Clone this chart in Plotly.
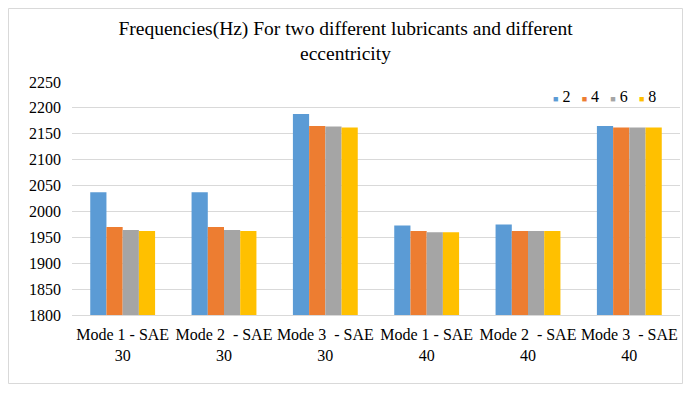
import plotly.graph_objects as go

categories = ["Mode 1 - SAE<br>30", "Mode 2\u00a0 - SAE<br>30", "Mode 3\u00a0 - SAE<br>30",
              "Mode 1 - SAE<br>40", "Mode 2\u00a0 - SAE<br>40", "Mode 3\u00a0 - SAE<br>40"]
series_names = ["2", "4", "6", "8"]
values_2 = [2037, 2037, 2188, 1973, 1975, 2165]
values_4 = [1970, 1970, 2165, 1962, 1962, 2162]
values_6 = [1964, 1964, 2164, 1960, 1962, 2162]
values_8 = [1962, 1962, 2162, 1960, 1962, 2162]
colors = ["#5B9BD5", "#ED7D31", "#A5A5A5", "#FFC000"]
y_ticks = [1800, 1850, 1900, 1950, 2000, 2050, 2100, 2150, 2200, 2250]

FONT = "Liberation Serif, Times New Roman, serif"
# page body has an 8px margin, so the figure occupies (8,8)-(683,384)
W, H = 675, 376
ML, MR, MT, MB = 64, 3, 74, 69

fig = go.Figure()
for name, vals, col in zip(series_names, [values_2, values_4, values_6, values_8], colors):
    fig.add_trace(go.Bar(x=categories, y=vals, name=name, marker=dict(color=col, line=dict(width=0)),
                         showlegend=False))

legend_text = "&nbsp;&nbsp;&#8201;".join(
    f'<span style="color:{c};font-size:9px">■</span>&nbsp;{n}' for n, c in zip(series_names, colors)
)

pw = W - ML - MR
ph = H - MT - MB

fig.update_layout(
    width=W, height=H,
    margin=dict(l=ML, r=MR, t=MT, b=MB),
    paper_bgcolor="white", plot_bgcolor="white",
    font=dict(family=FONT, color="#000000", size=16),
    title=dict(text="Frequencies(Hz) For two different lubricants and different<br>eccentricity",
               x=0.5, xanchor="center", y=1 - 27 / H, yanchor="middle",
               font=dict(family=FONT, size=19.5, color="#000000")),
    barmode="group", bargap=0.36, bargroupgap=0,
    xaxis=dict(showgrid=False, showline=True, linecolor="#D9D9D9", linewidth=1,
               tickfont=dict(family=FONT, size=16, color="#000000"), ticks="",
               ticklabelstandoff=5),
    yaxis=dict(range=[1800, 2250], tickvals=y_ticks, showgrid=True, gridcolor="#D9D9D9",
               gridwidth=1, zeroline=False, showline=False, ticks="",
               tickfont=dict(family=FONT, size=16, color="#000000"), ticklabelstandoff=10),
    annotations=[dict(text=legend_text, xref="paper", yref="paper",
                      x=(551 - 8 - ML) / pw, y=(H - MB - (96 - 8)) / ph, xanchor="left", yanchor="middle",
                      showarrow=False, font=dict(family=FONT, size=16, color="#000000"))],
    shapes=[dict(type="rect", xref="paper", yref="paper",
                 x0=(0.5 - ML) / pw, x1=(W - 0.5 - ML) / pw,
                 y0=(H - MB - (H - 0.5)) / ph, y1=(H - MB - 0.5) / ph,
                 line=dict(color="#D9D9D9", width=1), fillcolor="rgba(0,0,0,0)", layer="below")],
)

fig.write_html("out.html")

**WHAT THE EXERCISE ASKS:** Give back exactly the lines from the first line of the data through the line with "ML, MR, MT, MB = 64, 3, 74, 69", pictures excluded.

**RESPONSE BELOW:**
Clone this chart in Plotly.
import plotly.graph_objects as go

categories = ["Mode 1 - SAE<br>30", "Mode 2\u00a0 - SAE<br>30", "Mode 3\u00a0 - SAE<br>30",
              "Mode 1 - SAE<br>40", "Mode 2\u00a0 - SAE<br>40", "Mode 3\u00a0 - SAE<br>40"]
series_names = ["2", "4", "6", "8"]
values_2 = [2037, 2037, 2188, 1973, 1975, 2165]
values_4 = [1970, 1970, 2165, 1962, 1962, 2162]
values_6 = [1964, 1964, 2164, 1960, 1962, 2162]
values_8 = [1962, 1962, 2162, 1960, 1962, 2162]
colors = ["#5B9BD5", "#ED7D31", "#A5A5A5", "#FFC000"]
y_ticks = [1800, 1850, 1900, 1950, 2000, 2050, 2100, 2150, 2200, 2250]

FONT = "Liberation Serif, Times New Roman, serif"
# page body has an 8px margin, so the figure occupies (8,8)-(683,384)
W, H = 675, 376
ML, MR, MT, MB = 64, 3, 74, 69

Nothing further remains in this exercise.